#### PROBLEM TO SOLVE:
Output each entry that follows exactly. Images stay out.
[Start]
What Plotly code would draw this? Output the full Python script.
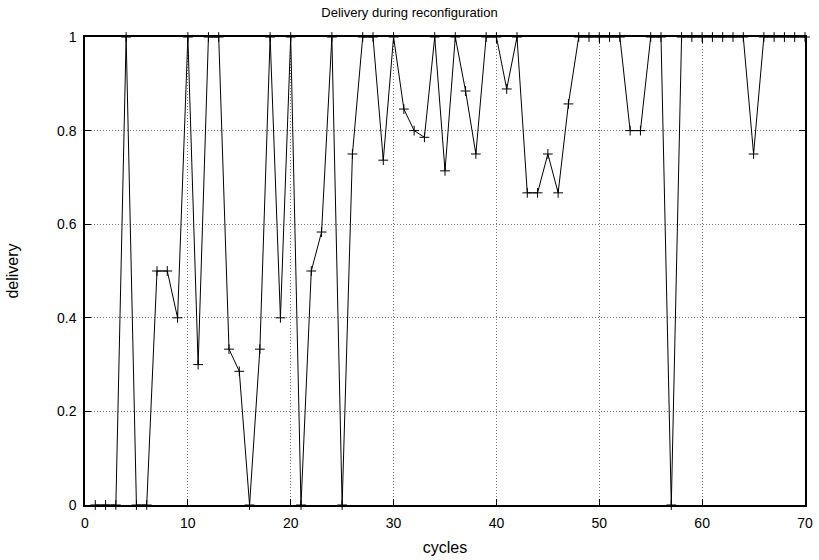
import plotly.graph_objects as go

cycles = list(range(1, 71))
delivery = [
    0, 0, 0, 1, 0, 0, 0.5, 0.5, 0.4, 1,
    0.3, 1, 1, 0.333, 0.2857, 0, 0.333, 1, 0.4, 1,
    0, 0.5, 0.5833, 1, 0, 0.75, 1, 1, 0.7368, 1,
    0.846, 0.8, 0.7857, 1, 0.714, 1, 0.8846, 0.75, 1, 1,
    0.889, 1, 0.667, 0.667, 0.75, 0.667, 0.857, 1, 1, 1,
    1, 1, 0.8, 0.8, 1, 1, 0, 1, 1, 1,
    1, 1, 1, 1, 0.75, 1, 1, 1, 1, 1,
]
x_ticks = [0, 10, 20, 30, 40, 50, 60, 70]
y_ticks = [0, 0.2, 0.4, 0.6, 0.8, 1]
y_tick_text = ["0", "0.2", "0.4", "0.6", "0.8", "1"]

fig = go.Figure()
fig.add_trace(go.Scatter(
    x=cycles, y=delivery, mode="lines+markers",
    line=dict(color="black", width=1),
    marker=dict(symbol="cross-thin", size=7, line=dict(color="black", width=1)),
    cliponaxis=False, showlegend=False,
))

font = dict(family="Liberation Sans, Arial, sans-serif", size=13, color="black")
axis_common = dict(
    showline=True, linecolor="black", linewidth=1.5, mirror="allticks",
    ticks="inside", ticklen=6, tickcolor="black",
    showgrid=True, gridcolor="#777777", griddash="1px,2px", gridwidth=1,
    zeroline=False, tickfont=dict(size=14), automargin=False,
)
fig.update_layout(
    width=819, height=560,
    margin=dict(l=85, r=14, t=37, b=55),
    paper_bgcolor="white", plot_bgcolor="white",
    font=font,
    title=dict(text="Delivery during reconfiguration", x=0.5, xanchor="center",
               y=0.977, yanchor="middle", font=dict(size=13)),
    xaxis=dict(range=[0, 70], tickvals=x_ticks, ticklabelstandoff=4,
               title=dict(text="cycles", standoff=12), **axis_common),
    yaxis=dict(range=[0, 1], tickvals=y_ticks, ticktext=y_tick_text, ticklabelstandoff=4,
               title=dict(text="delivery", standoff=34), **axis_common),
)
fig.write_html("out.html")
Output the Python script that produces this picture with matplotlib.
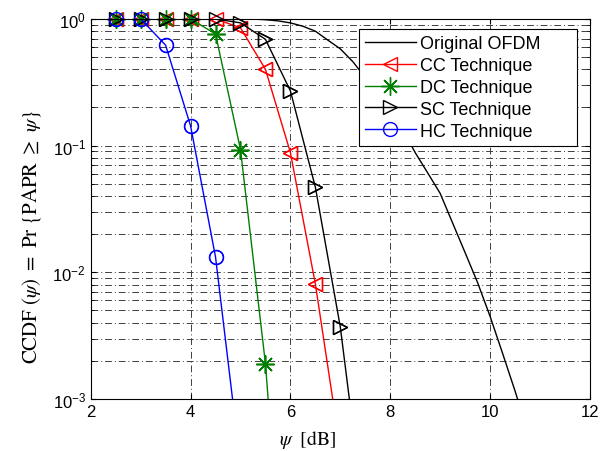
[End]
#### CORRECT ANSWER:
What Plotly code would draw this? Output the full Python script.
import plotly.graph_objects as go

cycles = list(range(1, 71))
delivery = [
    0, 0, 0, 1, 0, 0, 0.5, 0.5, 0.4, 1,
    0.3, 1, 1, 0.333, 0.2857, 0, 0.333, 1, 0.4, 1,
    0, 0.5, 0.5833, 1, 0, 0.75, 1, 1, 0.7368, 1,
    0.846, 0.8, 0.7857, 1, 0.714, 1, 0.8846, 0.75, 1, 1,
    0.889, 1, 0.667, 0.667, 0.75, 0.667, 0.857, 1, 1, 1,
    1, 1, 0.8, 0.8, 1, 1, 0, 1, 1, 1,
    1, 1, 1, 1, 0.75, 1, 1, 1, 1, 1,
]
x_ticks = [0, 10, 20, 30, 40, 50, 60, 70]
y_ticks = [0, 0.2, 0.4, 0.6, 0.8, 1]
y_tick_text = ["0", "0.2", "0.4", "0.6", "0.8", "1"]

fig = go.Figure()
fig.add_trace(go.Scatter(
    x=cycles, y=delivery, mode="lines+markers",
    line=dict(color="black", width=1),
    marker=dict(symbol="cross-thin", size=7, line=dict(color="black", width=1)),
    cliponaxis=False, showlegend=False,
))

font = dict(family="Liberation Sans, Arial, sans-serif", size=13, color="black")
axis_common = dict(
    showline=True, linecolor="black", linewidth=1.5, mirror="allticks",
    ticks="inside", ticklen=6, tickcolor="black",
    showgrid=True, gridcolor="#777777", griddash="1px,2px", gridwidth=1,
    zeroline=False, tickfont=dict(size=14), automargin=False,
)
fig.update_layout(
    width=819, height=560,
    margin=dict(l=85, r=14, t=37, b=55),
    paper_bgcolor="white", plot_bgcolor="white",
    font=font,
    title=dict(text="Delivery during reconfiguration", x=0.5, xanchor="center",
               y=0.977, yanchor="middle", font=dict(size=13)),
    xaxis=dict(range=[0, 70], tickvals=x_ticks, ticklabelstandoff=4,
               title=dict(text="cycles", standoff=12), **axis_common),
    yaxis=dict(range=[0, 1], tickvals=y_ticks, ticktext=y_tick_text, ticklabelstandoff=4,
               title=dict(text="delivery", standoff=34), **axis_common),
)
fig.write_html("out.html")
Output the Python script that produces this picture with matplotlib.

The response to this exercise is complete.